Problem requirements | Pull each line holding the word "picture" from the data.

○ ○ ○ ○ ○

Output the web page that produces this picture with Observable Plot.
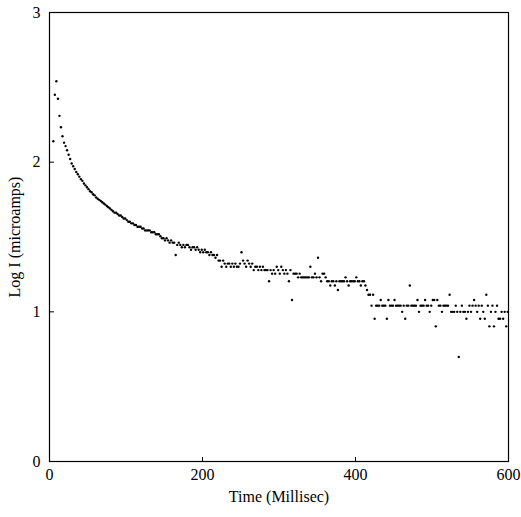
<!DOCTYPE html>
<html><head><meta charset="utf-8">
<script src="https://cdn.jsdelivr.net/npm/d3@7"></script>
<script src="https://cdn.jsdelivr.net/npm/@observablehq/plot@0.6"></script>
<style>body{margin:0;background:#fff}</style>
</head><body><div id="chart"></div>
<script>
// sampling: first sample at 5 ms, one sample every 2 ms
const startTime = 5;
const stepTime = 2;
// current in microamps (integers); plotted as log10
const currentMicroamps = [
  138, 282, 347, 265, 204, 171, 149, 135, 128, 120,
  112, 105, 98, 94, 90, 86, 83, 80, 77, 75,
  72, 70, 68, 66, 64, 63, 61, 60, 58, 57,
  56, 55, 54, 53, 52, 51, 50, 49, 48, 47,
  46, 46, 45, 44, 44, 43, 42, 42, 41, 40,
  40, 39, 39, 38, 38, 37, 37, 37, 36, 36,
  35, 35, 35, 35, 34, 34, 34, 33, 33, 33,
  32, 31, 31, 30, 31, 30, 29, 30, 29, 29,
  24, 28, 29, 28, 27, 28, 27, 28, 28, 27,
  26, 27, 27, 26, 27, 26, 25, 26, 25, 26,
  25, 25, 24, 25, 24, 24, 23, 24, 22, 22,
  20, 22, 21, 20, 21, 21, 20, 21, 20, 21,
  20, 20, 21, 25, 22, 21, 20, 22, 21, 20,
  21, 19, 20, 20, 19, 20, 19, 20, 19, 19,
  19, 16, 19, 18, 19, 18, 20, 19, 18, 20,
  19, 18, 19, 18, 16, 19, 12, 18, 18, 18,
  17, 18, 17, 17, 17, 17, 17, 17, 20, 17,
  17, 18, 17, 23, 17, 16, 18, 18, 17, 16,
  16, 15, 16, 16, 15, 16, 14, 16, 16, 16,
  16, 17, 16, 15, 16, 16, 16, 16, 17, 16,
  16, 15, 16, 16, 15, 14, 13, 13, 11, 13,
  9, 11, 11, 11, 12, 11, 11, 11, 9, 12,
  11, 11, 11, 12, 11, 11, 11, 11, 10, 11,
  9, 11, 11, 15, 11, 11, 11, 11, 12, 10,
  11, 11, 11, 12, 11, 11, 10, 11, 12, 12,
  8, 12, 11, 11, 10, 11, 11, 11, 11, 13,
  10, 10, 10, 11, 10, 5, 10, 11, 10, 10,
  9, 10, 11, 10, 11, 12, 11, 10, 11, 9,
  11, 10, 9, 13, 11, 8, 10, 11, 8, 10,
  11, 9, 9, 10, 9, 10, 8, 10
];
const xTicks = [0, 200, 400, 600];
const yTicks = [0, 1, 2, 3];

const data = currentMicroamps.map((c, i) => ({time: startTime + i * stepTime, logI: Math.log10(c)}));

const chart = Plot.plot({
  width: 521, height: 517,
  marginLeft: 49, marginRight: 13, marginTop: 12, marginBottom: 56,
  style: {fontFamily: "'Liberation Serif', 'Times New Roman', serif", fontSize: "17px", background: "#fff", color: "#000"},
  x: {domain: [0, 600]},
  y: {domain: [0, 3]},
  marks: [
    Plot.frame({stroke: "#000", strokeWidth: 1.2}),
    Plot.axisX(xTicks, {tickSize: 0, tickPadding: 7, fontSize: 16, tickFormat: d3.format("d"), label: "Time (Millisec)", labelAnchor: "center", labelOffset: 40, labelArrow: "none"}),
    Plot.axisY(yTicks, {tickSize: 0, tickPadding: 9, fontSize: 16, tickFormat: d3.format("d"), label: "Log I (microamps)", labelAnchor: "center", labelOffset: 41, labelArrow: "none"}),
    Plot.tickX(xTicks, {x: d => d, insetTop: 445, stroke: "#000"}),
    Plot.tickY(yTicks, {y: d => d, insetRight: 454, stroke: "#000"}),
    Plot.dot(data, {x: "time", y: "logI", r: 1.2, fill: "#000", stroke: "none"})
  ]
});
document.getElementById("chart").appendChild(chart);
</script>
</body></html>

○ ○ ○ ○ ○

Worked solution |
Output the web page that produces this picture with Observable Plot.

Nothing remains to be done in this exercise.